May 2, 2018 | Written by: Pin-Yu Chen
Share this post:
Machine learning is transforming myriad aspects of our lives: our personal assistants, our shopping habits, our daily commutes—even our financial and healthcare systems. But AI models are not infallible: they may be vulnerable to adversarial attack, raising security concerns and potentially compromising people’s confidence in them. Just how vulnerable are they? Until recently, there was no comprehensive way to measure this. But working closely with our MIT collaborators as part of the MIT-IBM Watson AI Lab, we describe in our ICLR 2018 paper a new metric called CLEVER for evaluating the robustness of neural networks against adversarial attack. CLEVER scores can be used to compare the robustness of different network designs and training procedures to help researchers build more reliable AI systems.
One way to tamper with neural networks is adversarial attack. This involves carefully crafted perturbations called adversarial examples that, when added to natural examples, lead deep neural network models to misbehave. In image learning tasks, adversarial examples can be imperceptible to human eyes and can lead to big differences in results between humans and well-trained machine learning models. Outside the digital space, adversarial examples can exist as colorful stickers or 3D printing in the physical world, giving rise to rapidly increasing concerns on safety-critical and security-critical machine learning tasks.
In Figure 1, the black point in the center represents a natural example (e.g., an image of an ostrich) and the colored curves represent the boundaries for decision-making of a well-trained machine learning model (e.g., a neural network image classifier). Adversarial examples (the blue points in Figure 1) are very close to the natural example and may be visually similar but will yield different model predictions and be misclassified by the classifier (e.g., as ‘shoe shop’ and ‘vacuum’).
Robustness of a model
Despite various efforts to improve the robustness of neural networks against adversarial perturbations, a comprehensive measure of a model’s robustness is still lacking. Current robustness evaluation relies on the empirical defense performance against existing adversarial attacks and may result in a false sense of robustness, since the defense is neither certified nor guaranteed to be generalizable to unseen attacks.

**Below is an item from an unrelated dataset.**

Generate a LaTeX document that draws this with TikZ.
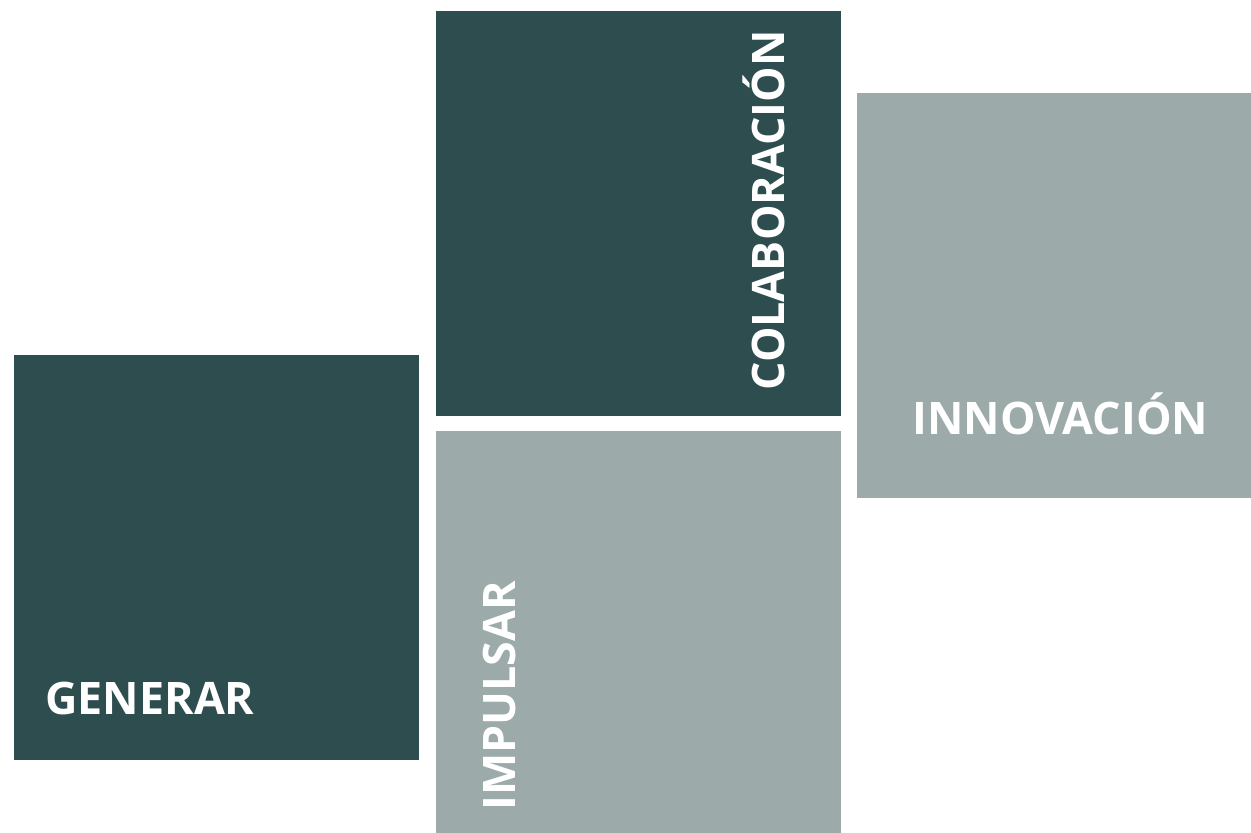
\documentclass[tikz,border=0pt]{standalone}
\usepackage{fontspec}
\setmainfont{Open Sans}
\definecolor{tealdark}{HTML}{2E4D4F}
\definecolor{tealgray}{HTML}{9DAAAA}
\tikzset{x=0.5pt, y=-0.5pt}
\tikzset{box/.style={anchor=north west, inner sep=0pt, outer sep=0pt, minimum width=202.5pt, minimum height=202.5pt},
  word/.style={text=white, font=\fontsize{22.4}{26}\selectfont\bfseries, inner sep=0pt}}
\begin{document}
\begin{tikzpicture}
\useasboundingbox (0,0) rectangle (1251,832);
% squares
\node[box, fill=tealdark] (gen) at (14,355) {};
\node[box, fill=tealdark] (colab) at (436,11) {};
\node[box, fill=tealgray] (impul) at (436,431) {};
\node[box, fill=tealgray] (innov) at (857,93) {};
% labels
\node[word, anchor=base west] (tgen) at (45,714) {GENERAR};
\node[word, anchor=base west, rotate=90] (tcolab) at (784,391) {COLABORACIÓN};
\node[word, anchor=base west, rotate=90] (timpul) at (515,811) {IMPULSAR};
\node[word, anchor=base west] (tinnov) at (912,434) {INNOVACIÓN};
\end{tikzpicture}
\end{document}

To fill this gap, my team developed CLEVER (Cross Lipschitz Extreme Value for nEtwork Robustness), a comprehensive robustness measure that was presented at the Sixth International Conference on Learning Representations (ICLR) this year in Vancouver, Canada. CLEVER offers an attack-agnostic measure for evaluating the robustness of any trained neural network classifier against adversarial perturbations.
A CLEVER score
For an adversarial attack, one can define the “attack lower bound”, or the least amount of perturbation to a natural example required in order to deceive a classifier (the grey region in Figure 1). We have provided a theoretical justification for converting such an attack lower bound analysis into a local Lipschitz constant estimation problem. We then proposed an efficient way to evaluate the attack lower bound by using the Extreme Value Theory, yielding a novel robustness metric called CLEVER. The proposed CLEVER score is (1) attack-agnostic, meaning that it estimates well a certified attack lower bound for existing and unseen attacks; attacks whose strength are below the lower bound will fail; and (2) computationally feasible for large neural networks, meaning it can be efficiently applied to state-of-the-art ImageNet classifiers. Without invoking any specific adversarial attack, the CLEVER score can be directly used to compare the robustness of different network designs and training procedures to help build more reliable systems. One possible use case is the “before-after” scenario, where one can compare CLEVER scores to assess improvement in model robustness before and after implementing a certain defense strategy. The CLEVER score is also the first attack-independent robustness metric that can be applied to any neural network classifier.
In addition to the CLEVER work, my team has been working on defining effective white-box and black-box methods for crafting adversarial examples (presented at AAAI 2018 and AI-Security Workshop 2017), as well as understanding adversarial robustness (here and here), also presented at the recent ICLR workshops.
An implementation of CLEVER can be found in the open-source Adversarial Robustness ToolBox on GitHub.